If you looked just on the surface, it would be understandable for you to wonder why we have become such good friends with Ümit Kızılırmak.
To be sure, there are a lot of differences between him and us.
He is a devout Muslim, for example, and prays four times a day, only skipping the early morning prayer.
He doesn't drink booze. One of the few things he knows how to say in English is "I am Muslim. Boycott alcohol."
Ümit doesn't speak English, which means we speak Turkish together and sometimes Kurdish. Well, he speaks Kurdish and we go "huh?"
He reads crazy conspiracy theories on the internet. He refuses to buy a cell phone with wireless capability because he believes those phones have more radiation in them and thus, will give him cancer. (I would tell him to read this, but I don't think he would believe it.)
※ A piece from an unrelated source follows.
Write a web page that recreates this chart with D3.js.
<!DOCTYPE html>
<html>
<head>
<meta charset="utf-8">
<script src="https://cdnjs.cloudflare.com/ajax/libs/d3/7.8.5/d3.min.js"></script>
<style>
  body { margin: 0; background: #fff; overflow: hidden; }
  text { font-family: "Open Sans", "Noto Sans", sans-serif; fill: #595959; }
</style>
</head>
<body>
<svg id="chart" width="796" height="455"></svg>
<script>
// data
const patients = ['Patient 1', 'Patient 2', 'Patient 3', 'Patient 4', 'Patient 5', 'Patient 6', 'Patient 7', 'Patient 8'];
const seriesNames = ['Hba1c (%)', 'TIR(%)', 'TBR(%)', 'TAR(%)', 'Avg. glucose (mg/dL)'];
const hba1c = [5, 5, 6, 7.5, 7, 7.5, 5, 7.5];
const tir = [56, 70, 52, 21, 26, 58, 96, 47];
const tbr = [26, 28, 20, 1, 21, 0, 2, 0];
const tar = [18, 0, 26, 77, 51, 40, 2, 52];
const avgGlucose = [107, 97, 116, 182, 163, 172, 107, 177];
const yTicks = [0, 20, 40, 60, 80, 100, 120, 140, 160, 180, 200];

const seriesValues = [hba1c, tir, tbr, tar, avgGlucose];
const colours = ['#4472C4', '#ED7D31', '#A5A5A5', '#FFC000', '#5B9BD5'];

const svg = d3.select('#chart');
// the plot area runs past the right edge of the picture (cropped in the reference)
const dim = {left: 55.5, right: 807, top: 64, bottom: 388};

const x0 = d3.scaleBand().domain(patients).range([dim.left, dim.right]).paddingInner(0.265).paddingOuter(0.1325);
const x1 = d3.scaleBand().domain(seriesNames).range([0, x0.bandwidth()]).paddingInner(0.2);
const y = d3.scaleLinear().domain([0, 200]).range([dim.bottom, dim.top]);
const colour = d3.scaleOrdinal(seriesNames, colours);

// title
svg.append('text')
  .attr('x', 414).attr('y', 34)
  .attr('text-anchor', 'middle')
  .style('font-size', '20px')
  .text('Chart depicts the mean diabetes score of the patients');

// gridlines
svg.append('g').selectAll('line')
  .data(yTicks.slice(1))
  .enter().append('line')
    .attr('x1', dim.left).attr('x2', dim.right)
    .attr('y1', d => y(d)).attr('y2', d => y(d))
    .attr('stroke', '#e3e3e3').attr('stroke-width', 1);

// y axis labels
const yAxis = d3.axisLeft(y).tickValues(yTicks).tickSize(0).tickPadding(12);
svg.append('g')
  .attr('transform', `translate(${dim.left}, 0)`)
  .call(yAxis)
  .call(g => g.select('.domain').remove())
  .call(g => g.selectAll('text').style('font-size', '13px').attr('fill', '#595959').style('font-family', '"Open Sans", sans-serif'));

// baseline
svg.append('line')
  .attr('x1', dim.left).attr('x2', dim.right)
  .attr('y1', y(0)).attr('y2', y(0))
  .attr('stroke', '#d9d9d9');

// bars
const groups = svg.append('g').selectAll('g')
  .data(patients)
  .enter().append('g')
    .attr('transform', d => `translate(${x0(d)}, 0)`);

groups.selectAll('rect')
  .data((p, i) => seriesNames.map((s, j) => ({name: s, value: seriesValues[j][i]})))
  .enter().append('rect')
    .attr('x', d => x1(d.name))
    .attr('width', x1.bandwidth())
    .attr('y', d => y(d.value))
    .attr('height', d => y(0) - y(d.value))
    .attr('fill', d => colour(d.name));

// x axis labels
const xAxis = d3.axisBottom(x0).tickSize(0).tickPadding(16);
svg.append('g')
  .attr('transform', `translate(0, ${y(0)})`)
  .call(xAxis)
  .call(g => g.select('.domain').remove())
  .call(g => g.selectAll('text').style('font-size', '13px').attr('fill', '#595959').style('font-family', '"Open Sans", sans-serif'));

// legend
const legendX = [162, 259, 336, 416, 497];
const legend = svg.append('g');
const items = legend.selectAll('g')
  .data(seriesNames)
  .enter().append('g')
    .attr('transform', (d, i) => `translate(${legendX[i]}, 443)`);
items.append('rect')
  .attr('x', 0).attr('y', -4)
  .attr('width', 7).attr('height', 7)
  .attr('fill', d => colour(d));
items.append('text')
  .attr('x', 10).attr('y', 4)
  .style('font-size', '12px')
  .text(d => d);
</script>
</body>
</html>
Ümit doesn't like cats. At all. He thinks it's sweet that I carry a bag of cat food in my purse to feed random street cats but probably thinks I'm crazy nonetheless. But when he comes to visit us for a week in May, I think he'll change his tune when he meets my four cats.
But for all that....for all the surface differences and the language barriers and the cultural misunderstandings....
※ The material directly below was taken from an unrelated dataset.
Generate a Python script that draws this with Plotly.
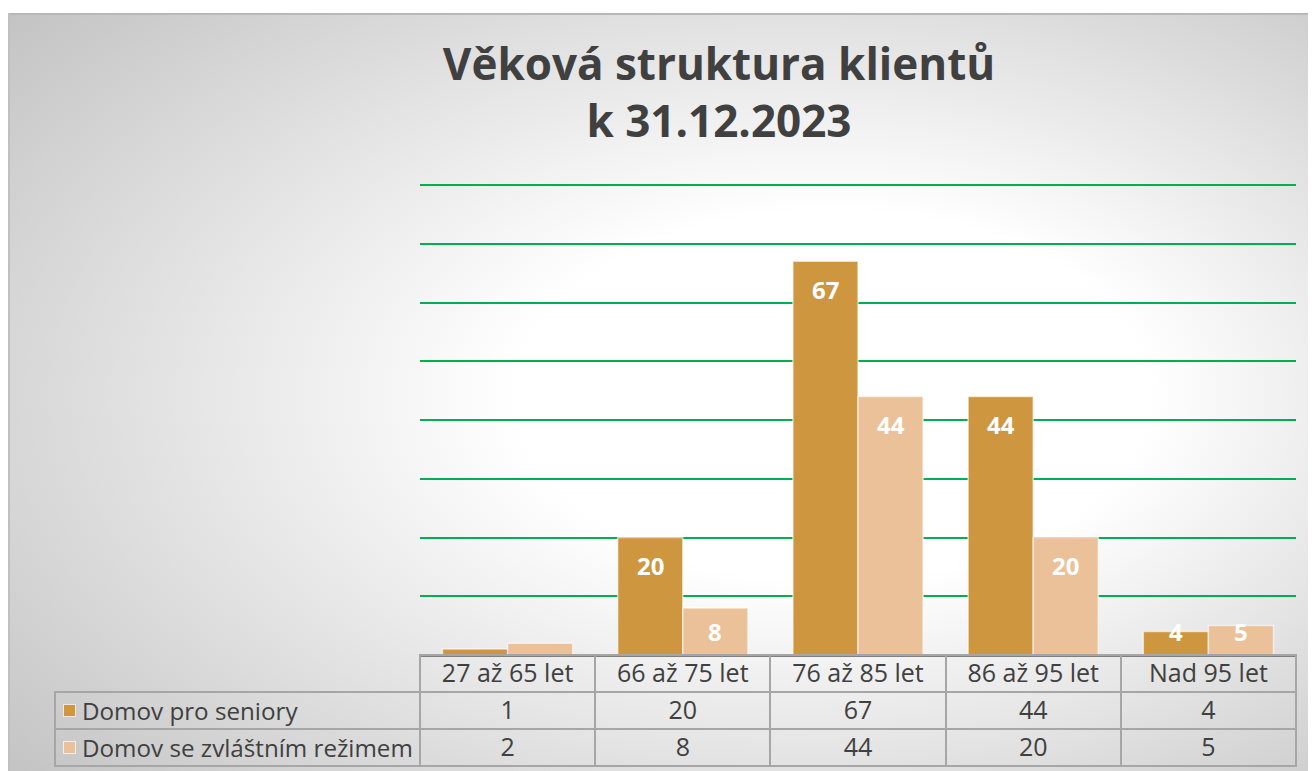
import base64
import plotly.graph_objects as go

categories = ["27 až 65 let", "66 až 75 let", "76 až 85 let", "86 až 95 let", "Nad 95 let"]
series_names = ["Domov pro seniory", "Domov se zvláštním režimem"]
seniory = [1, 20, 67, 44, 4]
zvlastni = [2, 8, 44, 20, 5]

W, H = 1316, 771
OFF = 8  # the page body puts the figure 8px in from the top-left corner
PLOT_L, PLOT_R, PLOT_T, PLOT_B = 420 - OFF, 1296 - OFF, 185 - OFF, 655 - OFF
TABLE_L, TABLE_B = 55 - OFF, 767 - OFF
ROW_H = 37
Y_TOP = 80
Y_MAX = 80.5
BAR_GAP = 0.257

DARK = "#CD963F"
LIGHT = "#EAC198"
TEXT = "#404040"
GREEN = "#00B050"
BORDER = "#A6A6A6"
FONT = "Open Sans, DejaVu Sans, sans-serif"

px_per_unit = (PLOT_B - PLOT_T) / Y_TOP
plot_top = PLOT_B - Y_MAX * px_per_unit

# gradient background of the chart area (white centre, grey edges)
bg_svg = """<svg xmlns='http://www.w3.org/2000/svg' width='1308' height='758' viewBox='0 0 1308 758'>
<defs><radialGradient id='g' cx='0.55' cy='0.5' r='0.8' fx='0.66' fy='0.5'>
<stop offset='0' stop-color='#ffffff'/><stop offset='0.3' stop-color='#ffffff'/>
<stop offset='1' stop-color='#bdbdbd'/></radialGradient></defs>
<rect width='1308' height='758' fill='url(#g)'/>
<line x1='0' y1='1' x2='1308' y2='1' stroke='#b8b8b8' stroke-width='2'/>
<line x1='1' y1='0' x2='1' y2='758' stroke='#c0c0c0' stroke-width='2'/>
</svg>"""
bg_uri = "data:image/svg+xml;base64," + base64.b64encode(bg_svg.encode()).decode()

fig = go.Figure()

for name, vals, col in zip(series_names, [seniory, zvlastni], [DARK, LIGHT]):
    fig.add_trace(go.Bar(
        x=categories, y=vals, name=name,
        marker=dict(color=col, line=dict(color="rgba(255,255,255,0.6)", width=1.5)),
        showlegend=False, hoverinfo="x+y+name",
    ))

# data labels, inside the top of each bar
cat_w = (PLOT_R - PLOT_L) / len(categories)
bar_w = cat_w * (1 - BAR_GAP) / 2
for k, vals in enumerate([seniory, zvlastni]):
    for c, v in zip(categories, vals):
        h = v * px_per_unit
        if h < 20:
            continue
        fig.add_annotation(
            x=c, y=v, xref="x", yref="y", text=f"<b>{v}</b>", showarrow=False,
            xshift=(k - 0.5) * bar_w, yshift=-max(0, min(28, h - 23.5)),
            yanchor="middle", font=dict(size=24, color="white", family=FONT),
        )

# data table under the chart
fig.add_trace(go.Table(
    domain=dict(x=[TABLE_L / W, PLOT_R / W], y=[1 - TABLE_B / H, 1 - PLOT_B / H]),
    columnwidth=[PLOT_L - TABLE_L] + [cat_w] * len(categories),
    header=dict(
        values=[""] + categories, height=ROW_H,
        fill_color="rgba(0,0,0,0)",
        line=dict(color=["rgba(0,0,0,0)"] + [BORDER] * len(categories), width=2),
        align="center", font=dict(size=25, color=TEXT, family=FONT),
    ),
    cells=dict(
        values=[["", ""]] + [[a, b] for a, b in zip(seniory, zvlastni)],
        height=ROW_H, fill_color="rgba(0,0,0,0)",
        line=dict(color=BORDER, width=2),
        align="center",
        font=dict(size=25, color=TEXT, family=FONT),
    ),
))

# legend keys in the first table column
for i, (name, col) in enumerate(zip(series_names, [DARK, LIGHT])):
    row_mid = 1 - (PLOT_B + ROW_H * (1.5 + i)) / H
    fig.add_annotation(
        x=(63 - OFF) / W, y=row_mid, xref="paper", yref="paper",
        xanchor="left", yanchor="middle", showarrow=False,
        text=" ", width=11, height=11, borderpad=0,
        bgcolor=col, bordercolor="rgba(255,255,255,0.7)", borderwidth=1,
        font=dict(size=4),
    )
    fig.add_annotation(
        x=(80 - OFF) / W, y=row_mid, xref="paper", yref="paper",
        xanchor="left", yanchor="middle", showarrow=False,
        text=name, font=dict(size=24.2, color=TEXT, family=FONT),
    )

fig.update_layout(
    width=W, height=H,
    margin=dict(l=0, r=0, t=0, b=0),
    paper_bgcolor="white", plot_bgcolor="rgba(0,0,0,0)",
    barmode="group", bargap=BAR_GAP, bargroupgap=0,
    title=dict(
        text="<b>Věková struktura klientů<br>k 31.12.2023</b>",
        x=711 / W, xanchor="center", y=1 - 72 / H, yanchor="top",
        font=dict(size=44, color=TEXT, family=FONT),
    ),
    xaxis=dict(
        domain=[PLOT_L / W, PLOT_R / W], showticklabels=False, ticks="",
        showline=True, linecolor="#7F7F7F", linewidth=2, showgrid=False,
    ),
    yaxis=dict(
        domain=[1 - PLOT_B / H, 1 - plot_top / H], range=[0, Y_MAX], dtick=10,
        showticklabels=False, showgrid=True, gridcolor=GREEN, gridwidth=2,
        zeroline=False,
    ),
    images=[dict(
        source=bg_uri, xref="paper", yref="paper",
        x=0, y=1 - (13 - OFF) / H, sizex=1, sizey=(H - 13 + OFF) / H,
        xanchor="left", yanchor="top", sizing="stretch", layer="below",
    )],
)

fig.write_html("out.html")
For all that, somehow, we have become really good friends. And if you ever meet Ümit, you'll know why.
He is one of the most generous and altruistic people I have ever met. I've met some very generous people living in Turkey, but Umit and his family by far take the cake.
Ümit is open minded about a lot of things in ways that a lot of people here are not. True, he does have staunch views about some things (see above), but for the most part, he doesn't make assumptions or jump to conclusions.
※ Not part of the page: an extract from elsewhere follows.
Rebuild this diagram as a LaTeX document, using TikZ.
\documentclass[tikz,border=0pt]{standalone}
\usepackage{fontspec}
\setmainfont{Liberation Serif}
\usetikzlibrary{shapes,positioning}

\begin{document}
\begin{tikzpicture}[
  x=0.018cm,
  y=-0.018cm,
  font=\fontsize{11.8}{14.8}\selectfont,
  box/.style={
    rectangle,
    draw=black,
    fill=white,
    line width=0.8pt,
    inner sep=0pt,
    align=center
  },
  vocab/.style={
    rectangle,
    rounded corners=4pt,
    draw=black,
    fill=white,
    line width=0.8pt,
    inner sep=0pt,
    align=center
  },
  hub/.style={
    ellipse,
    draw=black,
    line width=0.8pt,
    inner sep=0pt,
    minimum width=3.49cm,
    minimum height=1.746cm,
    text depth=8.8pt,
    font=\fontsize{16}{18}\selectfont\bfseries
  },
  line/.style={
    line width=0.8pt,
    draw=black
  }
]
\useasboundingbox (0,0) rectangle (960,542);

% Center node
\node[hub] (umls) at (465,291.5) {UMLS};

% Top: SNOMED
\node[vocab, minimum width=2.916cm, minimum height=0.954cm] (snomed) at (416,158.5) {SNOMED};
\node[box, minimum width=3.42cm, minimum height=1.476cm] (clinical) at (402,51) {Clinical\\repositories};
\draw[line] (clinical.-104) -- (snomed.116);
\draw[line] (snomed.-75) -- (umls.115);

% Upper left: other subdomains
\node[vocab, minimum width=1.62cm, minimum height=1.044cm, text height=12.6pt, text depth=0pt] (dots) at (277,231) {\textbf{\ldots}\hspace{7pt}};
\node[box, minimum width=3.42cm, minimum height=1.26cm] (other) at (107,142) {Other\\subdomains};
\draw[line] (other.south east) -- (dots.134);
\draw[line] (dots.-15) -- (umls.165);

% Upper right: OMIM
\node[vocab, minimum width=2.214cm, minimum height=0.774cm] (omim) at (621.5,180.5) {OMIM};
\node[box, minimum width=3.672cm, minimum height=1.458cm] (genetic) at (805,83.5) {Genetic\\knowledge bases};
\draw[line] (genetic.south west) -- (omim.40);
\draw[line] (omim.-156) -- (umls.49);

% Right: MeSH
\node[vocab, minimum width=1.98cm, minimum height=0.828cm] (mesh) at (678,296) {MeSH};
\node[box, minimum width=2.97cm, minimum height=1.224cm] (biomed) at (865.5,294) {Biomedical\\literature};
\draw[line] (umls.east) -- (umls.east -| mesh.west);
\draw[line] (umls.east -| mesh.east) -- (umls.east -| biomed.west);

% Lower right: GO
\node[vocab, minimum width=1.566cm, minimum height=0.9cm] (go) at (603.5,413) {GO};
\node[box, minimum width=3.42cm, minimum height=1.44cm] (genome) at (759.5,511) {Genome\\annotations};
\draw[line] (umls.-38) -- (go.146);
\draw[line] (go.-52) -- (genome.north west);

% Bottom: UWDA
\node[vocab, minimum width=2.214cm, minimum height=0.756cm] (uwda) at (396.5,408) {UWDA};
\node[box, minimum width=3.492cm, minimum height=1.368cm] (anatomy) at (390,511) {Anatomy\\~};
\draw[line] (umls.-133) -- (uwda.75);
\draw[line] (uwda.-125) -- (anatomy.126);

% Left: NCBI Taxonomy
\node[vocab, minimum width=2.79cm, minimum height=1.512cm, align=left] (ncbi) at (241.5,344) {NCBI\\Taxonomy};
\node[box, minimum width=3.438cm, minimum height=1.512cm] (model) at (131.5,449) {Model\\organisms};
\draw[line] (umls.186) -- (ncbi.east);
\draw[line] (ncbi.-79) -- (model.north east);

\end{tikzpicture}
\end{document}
In a lot of ways, some similar, some not so similar, we three know that we are foreigners in this land and don't quite fit in with the status quo.
We learn from each other. Ümit teaches us about Kurdish folk music and dancing and explains cultural nuances to us that we don't understand. We, in turn, tell him about life in Philadelphia and what Christmas means to us.
Really, when you think about it, we're friends for the same reason that you become friends with anybody. It doesn't get any more complicated than that.